More modest dachas dot the countryside along the network of the electric train that serves suburban communities, and they look like vast subdivisions set in the woods and fields. Various institutions have allocated lots to their employes and the train is fast, efficient and cheap. It costs about 65 cents for one person to travel 60 miles from Moscow, one way.
Those who can afford cars go farther, in search of more spectacular scenery.
Yet the most desirable locations are those near Moscow, where the last housing development cuts into the woods and one can quickly be transported into the countryside. Although theoretically they are not allowed to have more than one residence at a time, privileged Muscovites maintain two year-round dwellings and use the in-town apartment only during the coldest part of the winter.
GOING TO THE dacha is a summer ritual. At the end of June children and grandparents are dispatched first, with parents coming out on weekends before they settle in for a month whenever they can arrange their vacations.
Yet the authorities frequently remind the people that this is a privilege rather than a right. Even the concept of dacha ownership is murky in Soviet law.
Some people, such as veterans of World War II, are entitled to a free dacha. Nobody knows whether they can pass these dachas on to their offspring, however.
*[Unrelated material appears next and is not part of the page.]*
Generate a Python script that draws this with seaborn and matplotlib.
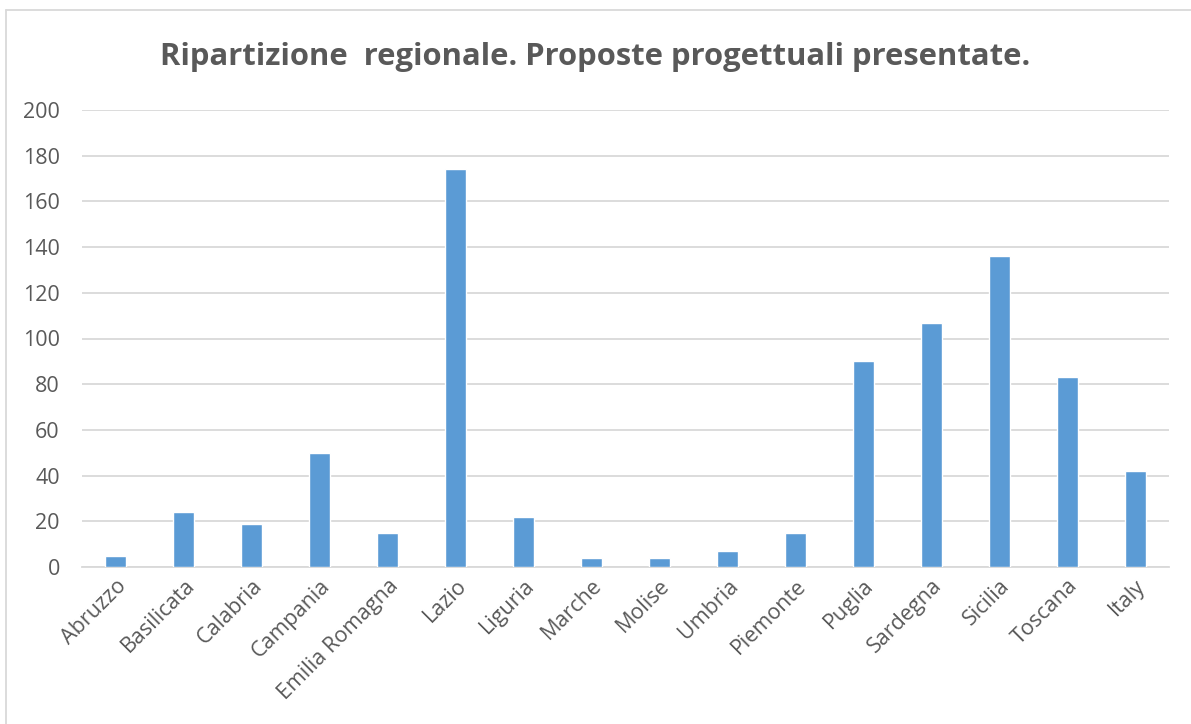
import pandas as pd
import seaborn as sns
import matplotlib.pyplot as plt
from matplotlib.lines import Line2D

regions = ["Abruzzo", "Basilicata", "Calabria", "Campania", "Emilia Romagna",
           "Lazio", "Liguria", "Marche", "Molise", "Umbria", "Piemonte",
           "Puglia", "Sardegna", "Sicilia", "Toscana", "Italy"]
proposals = [5, 24, 19, 50, 15, 174, 22, 4, 4, 7, 15, 90, 107, 136, 83, 42]
y_ticks = [0, 20, 40, 60, 80, 100, 120, 140, 160, 180, 200]

df = pd.DataFrame({"regione": regions, "proposte": proposals})

sns.set_style("white")
plt.rcParams['font.family'] = ['Open Sans', 'DejaVu Sans']
text_col = "#595959"
grid_col = "#D9D9D9"

fig = plt.figure(figsize=(11.91, 7.24), dpi=100)
ax = fig.add_axes([82/1191, 1 - 567/724, (1169 - 82)/1191, (567 - 110)/724])

sns.barplot(data=df, x="regione", y="proposte", color="#5B9BD5",
            width=0.31, saturation=1, ax=ax, zorder=3)

ax.set_ylim(0, 200)
ax.set_yticks(y_ticks)
ax.set_xlim(-0.5, len(regions) - 0.5)
ax.yaxis.grid(True, color=grid_col, linewidth=1.3, zorder=0)
for s in ["top", "right", "left"]:
    ax.spines[s].set_visible(False)
ax.spines["bottom"].set_color(grid_col)
ax.spines["bottom"].set_linewidth(1.3)
ax.tick_params(axis="both", length=0, colors=text_col, labelsize=15.5)
ax.tick_params(axis="y", pad=16)
ax.tick_params(axis="x", pad=6)
ax.set_xticks(range(len(regions)))
ax.set_xticklabels(regions, rotation=45, ha="right", rotation_mode="anchor")
ax.set_xlabel("")
ax.set_ylabel("")

fig.text(0.5, 1 - 57/724, "Ripartizione  regionale. Proposte progettuali presentate.",
         ha="center", va="center", fontsize=22.3, fontweight="bold", color=text_col)

# chart frame (left and top edges visible)
fig.add_artist(Line2D([6/1191, 6/1191], [0, 1 - 10/724], color=grid_col, lw=1.3,
                      transform=fig.transFigure))
fig.add_artist(Line2D([6/1191, 1], [1 - 10/724, 1 - 10/724], color=grid_col, lw=1.3,
                      transform=fig.transFigure))

fig.savefig("out.png", dpi=100)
Others who hold important positions pay only nominal fees for the use of summer cottages. In their case this is clearly a privilege.
But then there are others who do not fall into either category and who have to pay fairly substantial amounts for their dachas. The average price is said to be about $13,000, although one can get abandoned peasant homes for a fraction of that.
There are not enough dachas around to meet the demand. The scramble for summer rentals was particularly intense this year when the central Russian plain recorded the highest temperatures of the century.
One dacha remains unoccupied. On the road to Uspenskoye, set in the pine forest and surrounded by a high crenelated brick wall, it is the dacha that once belonged to Stalin. It looks like a haunted mini-Kremlin, without a sign of life 28 years after the dictator's death.